If you're an #Emacs user, please do yourself a favor and check out CRDT. It's simultaneous editing on multiple devices, including mixing GUI and text editors.

I absolutely love this thing: https://elpa.gnu.org/devel/crdt.html

GNU-devel ELPA - crdt

@mattsheffield It supports the tox protocol, I thought it had died! Really cool tool, if I understand correctly it allows async collaborative edits.

@lf_araujo Yes, although it isn't usable offline unless you're on the server side, and I couldn't get the TLS tunnel to work for me. Works fine through an SSH tunnel though.

I've long used daemon mode for multi-device editing, but it didn't support using a GUI client, which is often helpful with huge files. This is my Emacs holy grail, can't believe it's been out for a few years!

@mattsheffield At first I was like, "pfft, I only use Emacs from one device at a time, whatever", then the docs point out that it's multiplayer Emacs.

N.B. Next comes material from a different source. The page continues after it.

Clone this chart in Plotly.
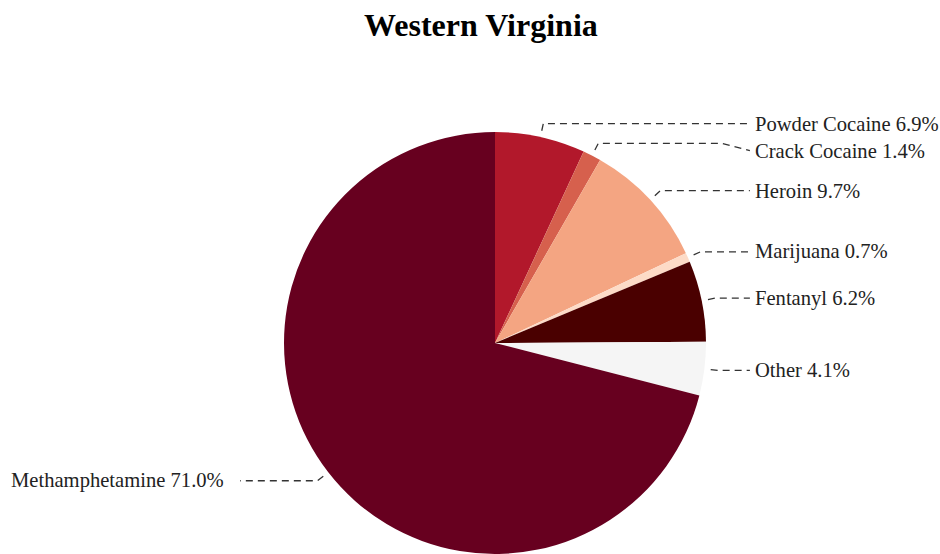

That could be interesting.

@remcycles There's a lot you can do when you don't have to worry about syncing changes and not worrying about file locks.

Super useful!

@mattsheffield yes, indeed it is very nice and it works smoothly. we presented that feature on one of the lasts #emacsconf https://zenodo.org/records/12082743 there is a video and the script
Collaborative data processing and documenting using org-babel

This document provides insights into an efficient way handling data. We show not only how to retrieve data from an publicly accesible webpge but also how the data can be processed afterwards. We admit that in the examples shown below we definetly drawing from the full, but we consider this as a proof of concept for how in our modern technological world plain text is still a great way of processing and documenting data workflow and analyses.